◆ Stated exercise: Return the listing below exactly, with the pictures dropped.

◆ Data segment:
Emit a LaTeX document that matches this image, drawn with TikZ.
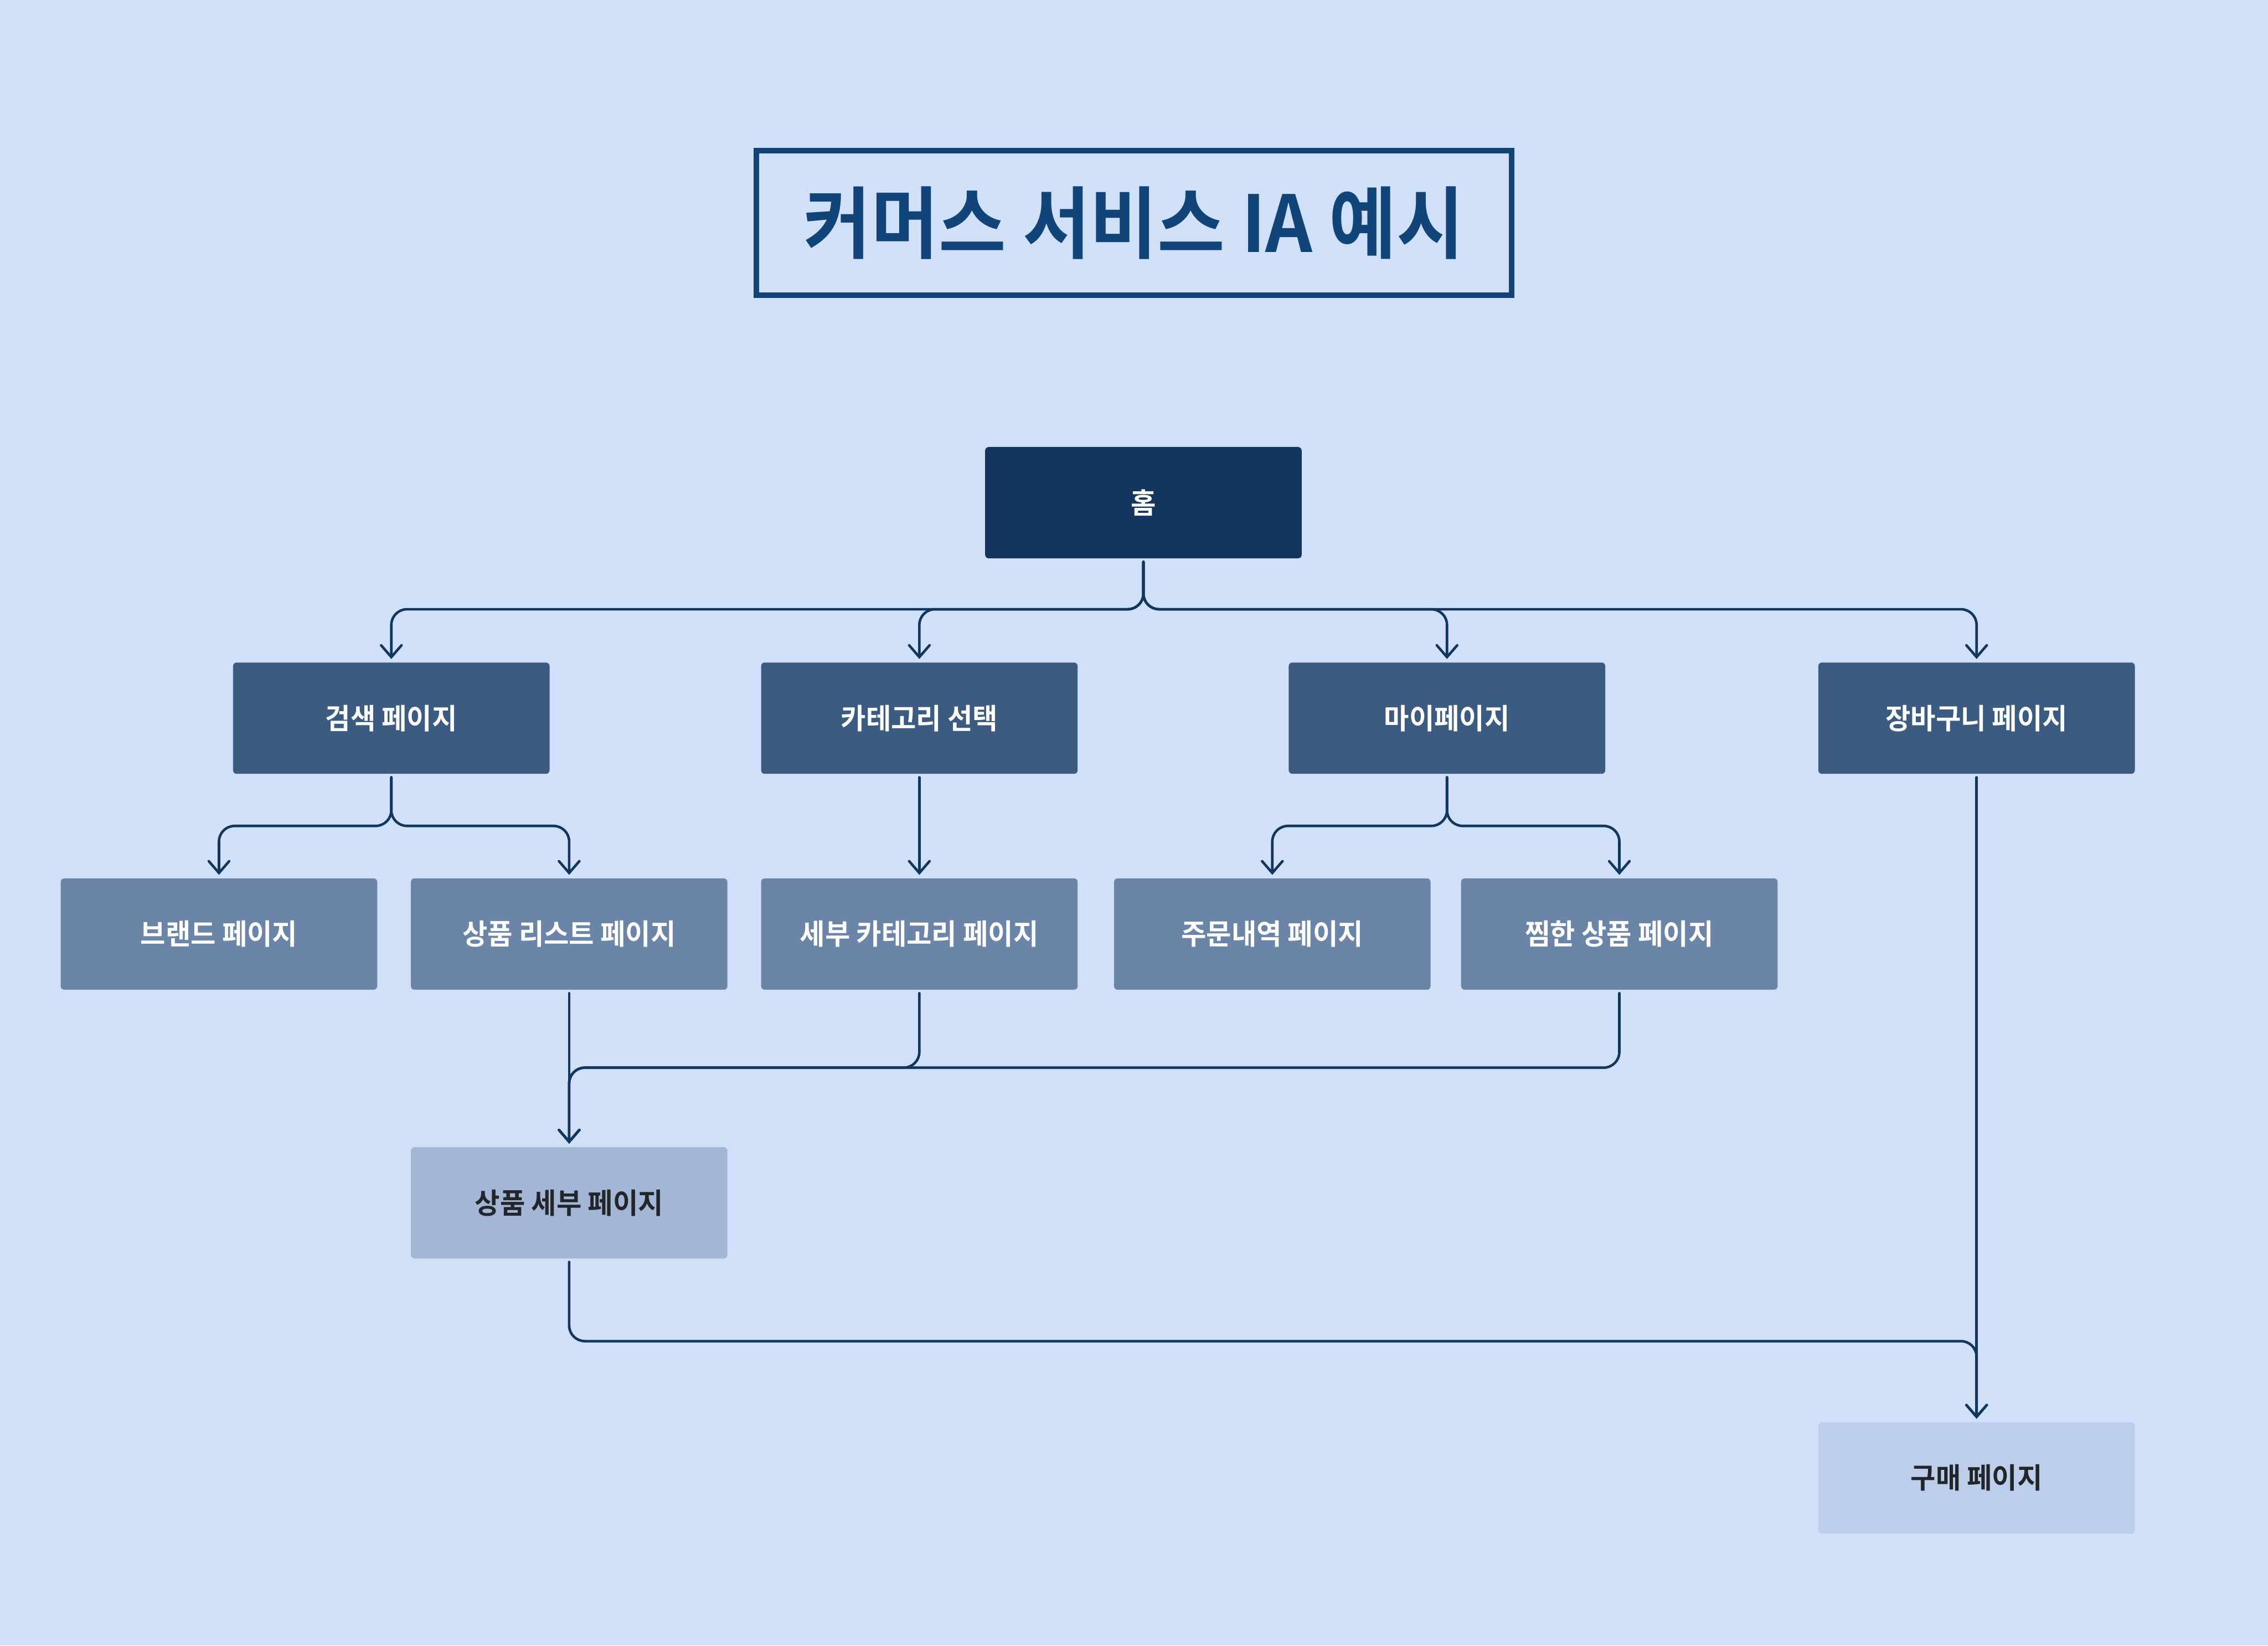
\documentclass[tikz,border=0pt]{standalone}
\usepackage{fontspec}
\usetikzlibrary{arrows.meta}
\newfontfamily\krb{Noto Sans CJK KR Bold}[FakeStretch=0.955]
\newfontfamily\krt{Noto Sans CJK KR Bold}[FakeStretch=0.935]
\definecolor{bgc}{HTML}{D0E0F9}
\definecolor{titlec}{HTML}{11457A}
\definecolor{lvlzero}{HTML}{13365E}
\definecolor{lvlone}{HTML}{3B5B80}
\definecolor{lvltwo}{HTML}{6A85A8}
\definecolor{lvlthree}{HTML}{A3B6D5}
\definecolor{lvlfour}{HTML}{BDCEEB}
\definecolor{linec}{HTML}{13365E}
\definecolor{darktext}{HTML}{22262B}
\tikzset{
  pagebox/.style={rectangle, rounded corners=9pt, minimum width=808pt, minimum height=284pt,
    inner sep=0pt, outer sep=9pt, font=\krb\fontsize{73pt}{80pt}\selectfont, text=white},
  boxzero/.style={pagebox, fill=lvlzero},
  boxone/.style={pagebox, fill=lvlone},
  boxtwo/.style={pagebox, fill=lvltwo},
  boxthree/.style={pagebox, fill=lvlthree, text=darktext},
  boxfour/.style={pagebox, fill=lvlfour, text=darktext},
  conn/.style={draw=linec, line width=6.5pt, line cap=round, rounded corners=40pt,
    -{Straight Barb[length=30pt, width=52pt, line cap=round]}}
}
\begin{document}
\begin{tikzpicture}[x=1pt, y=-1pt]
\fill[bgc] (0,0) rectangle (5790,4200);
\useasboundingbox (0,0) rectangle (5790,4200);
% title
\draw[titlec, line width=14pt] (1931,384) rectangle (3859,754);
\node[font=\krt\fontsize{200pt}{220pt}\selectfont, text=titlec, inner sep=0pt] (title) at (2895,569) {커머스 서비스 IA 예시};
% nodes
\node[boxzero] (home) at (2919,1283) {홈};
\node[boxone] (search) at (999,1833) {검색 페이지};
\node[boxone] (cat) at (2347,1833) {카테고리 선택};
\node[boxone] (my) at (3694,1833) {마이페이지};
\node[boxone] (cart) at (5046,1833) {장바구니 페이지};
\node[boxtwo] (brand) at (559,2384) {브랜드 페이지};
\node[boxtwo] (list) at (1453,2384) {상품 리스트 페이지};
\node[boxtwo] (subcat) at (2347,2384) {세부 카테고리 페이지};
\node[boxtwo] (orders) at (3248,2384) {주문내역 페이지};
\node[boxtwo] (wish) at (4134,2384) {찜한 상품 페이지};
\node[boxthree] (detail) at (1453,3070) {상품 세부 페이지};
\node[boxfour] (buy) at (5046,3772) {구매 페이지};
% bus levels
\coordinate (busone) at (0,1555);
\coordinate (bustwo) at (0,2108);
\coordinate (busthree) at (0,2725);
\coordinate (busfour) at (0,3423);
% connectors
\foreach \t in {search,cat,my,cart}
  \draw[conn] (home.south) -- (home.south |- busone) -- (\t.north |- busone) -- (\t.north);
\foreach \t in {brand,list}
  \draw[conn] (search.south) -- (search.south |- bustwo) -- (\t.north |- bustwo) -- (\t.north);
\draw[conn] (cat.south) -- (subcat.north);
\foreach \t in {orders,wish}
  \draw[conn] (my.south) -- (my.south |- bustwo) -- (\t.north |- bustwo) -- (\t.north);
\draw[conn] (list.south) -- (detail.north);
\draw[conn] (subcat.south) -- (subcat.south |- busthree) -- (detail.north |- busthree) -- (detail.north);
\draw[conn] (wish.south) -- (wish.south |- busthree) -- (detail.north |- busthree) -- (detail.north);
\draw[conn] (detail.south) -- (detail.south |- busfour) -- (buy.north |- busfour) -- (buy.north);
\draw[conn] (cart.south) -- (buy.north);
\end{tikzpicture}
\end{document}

◆ Output for this task:
Emit a LaTeX document that matches this image, drawn with TikZ.
\documentclass[tikz,border=0pt]{standalone}
\usepackage{fontspec}
\usetikzlibrary{arrows.meta}
\newfontfamily\krb{Noto Sans CJK KR Bold}[FakeStretch=0.955]
\newfontfamily\krt{Noto Sans CJK KR Bold}[FakeStretch=0.935]
\definecolor{bgc}{HTML}{D0E0F9}
\definecolor{titlec}{HTML}{11457A}
\definecolor{lvlzero}{HTML}{13365E}
\definecolor{lvlone}{HTML}{3B5B80}
\definecolor{lvltwo}{HTML}{6A85A8}
\definecolor{lvlthree}{HTML}{A3B6D5}
\definecolor{lvlfour}{HTML}{BDCEEB}
\definecolor{linec}{HTML}{13365E}
\definecolor{darktext}{HTML}{22262B}
\tikzset{
  pagebox/.style={rectangle, rounded corners=9pt, minimum width=808pt, minimum height=284pt,
    inner sep=0pt, outer sep=9pt, font=\krb\fontsize{73pt}{80pt}\selectfont, text=white},
  boxzero/.style={pagebox, fill=lvlzero},
  boxone/.style={pagebox, fill=lvlone},
  boxtwo/.style={pagebox, fill=lvltwo},
  boxthree/.style={pagebox, fill=lvlthree, text=darktext},
  boxfour/.style={pagebox, fill=lvlfour, text=darktext},
  conn/.style={draw=linec, line width=6.5pt, line cap=round, rounded corners=40pt,
    -{Straight Barb[length=30pt, width=52pt, line cap=round]}}
}
\begin{document}
\begin{tikzpicture}[x=1pt, y=-1pt]
\fill[bgc] (0,0) rectangle (5790,4200);
\useasboundingbox (0,0) rectangle (5790,4200);
% title
\draw[titlec, line width=14pt] (1931,384) rectangle (3859,754);
\node[font=\krt\fontsize{200pt}{220pt}\selectfont, text=titlec, inner sep=0pt] (title) at (2895,569) {커머스 서비스 IA 예시};
% nodes
\node[boxzero] (home) at (2919,1283) {홈};
\node[boxone] (search) at (999,1833) {검색 페이지};
\node[boxone] (cat) at (2347,1833) {카테고리 선택};
\node[boxone] (my) at (3694,1833) {마이페이지};
\node[boxone] (cart) at (5046,1833) {장바구니 페이지};
\node[boxtwo] (brand) at (559,2384) {브랜드 페이지};
\node[boxtwo] (list) at (1453,2384) {상품 리스트 페이지};
\node[boxtwo] (subcat) at (2347,2384) {세부 카테고리 페이지};
\node[boxtwo] (orders) at (3248,2384) {주문내역 페이지};
\node[boxtwo] (wish) at (4134,2384) {찜한 상품 페이지};
\node[boxthree] (detail) at (1453,3070) {상품 세부 페이지};
\node[boxfour] (buy) at (5046,3772) {구매 페이지};
% bus levels
\coordinate (busone) at (0,1555);
\coordinate (bustwo) at (0,2108);
\coordinate (busthree) at (0,2725);
\coordinate (busfour) at (0,3423);
% connectors
\foreach \t in {search,cat,my,cart}
  \draw[conn] (home.south) -- (home.south |- busone) -- (\t.north |- busone) -- (\t.north);
\foreach \t in {brand,list}
  \draw[conn] (search.south) -- (search.south |- bustwo) -- (\t.north |- bustwo) -- (\t.north);
\draw[conn] (cat.south) -- (subcat.north);
\foreach \t in {orders,wish}
  \draw[conn] (my.south) -- (my.south |- bustwo) -- (\t.north |- bustwo) -- (\t.north);
\draw[conn] (list.south) -- (detail.north);
\draw[conn] (subcat.south) -- (subcat.south |- busthree) -- (detail.north |- busthree) -- (detail.north);
\draw[conn] (wish.south) -- (wish.south |- busthree) -- (detail.north |- busthree) -- (detail.north);
\draw[conn] (detail.south) -- (detail.south |- busfour) -- (buy.north |- busfour) -- (buy.north);
\draw[conn] (cart.south) -- (buy.north);
\end{tikzpicture}
\end{document}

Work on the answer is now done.